Having been meanwhile promoted to major general in January 1942, he was given command of the 58th Infantry Division Legnano (stationed in Nice for occupation duties) for a short period between November and December 1942, being then taken over by Brigadier General Roberto Olmi, before returning to Rome at the disposal of the Ministry of War. On 28 April 1943, after a brief period in command of the artillery of the First Army in Tunisia, Marciani assumed command of the 208th Coastal Division, with headquarters in Palermo, replacing general Gaetano Binacchi.

On 10 July 1943, the Allies landed in southeastern Sicily; the area garrisoned by the 208th Coastal Division was unaffected by the initial landings. On 17 July Armed Forces Command Sicily, in an attempt to stop the American drive towards Palermo, established the Coastal Troops Command of the XII Army Corps, gathering all static units of the XII Army Corps under its command, and appointed Marciani as its commander. His troops, low in morale and crippled by rising desertions, were overwhelmed by Allied superiority of armament and air power, and on 22 July Marciani was captured in a coup de main by American troops of the 82nd Armored Reconnaissance Battalion, at his headquarters in the Royal Palace of Palermo. On the same day General Giuseppe Molinero, military commander of Palermo and subordinated to Marciani, surrendered the city to General Geoffrey Keyes, overriding his absent superior.

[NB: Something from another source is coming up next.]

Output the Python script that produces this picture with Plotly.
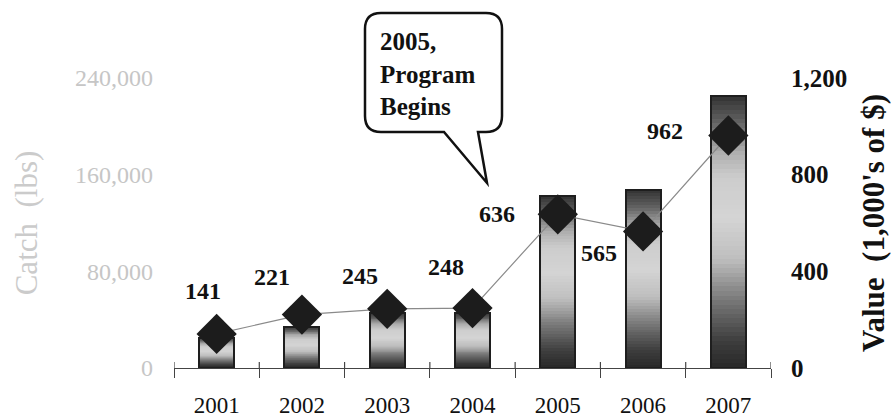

Marciani was then imprisoned in a prisoner-of-war camp in Saint-Cloud, near Oran, where he remained until December 1944. After his release and return to Italy, he learned of the death of his wife, killed in Bellona on 13 October 1943 (according to different sources, by a stray shot during the fighting between German and American troops, or by German soldiers for having sheltered Italian partisans). He remained at the disposal of the Ministry of War until 1945, when he was discharged from active duty and promoted to Lieutenant General of the reserve.

After the war, General Marciani was president of a center of military history studies. He died in 1964.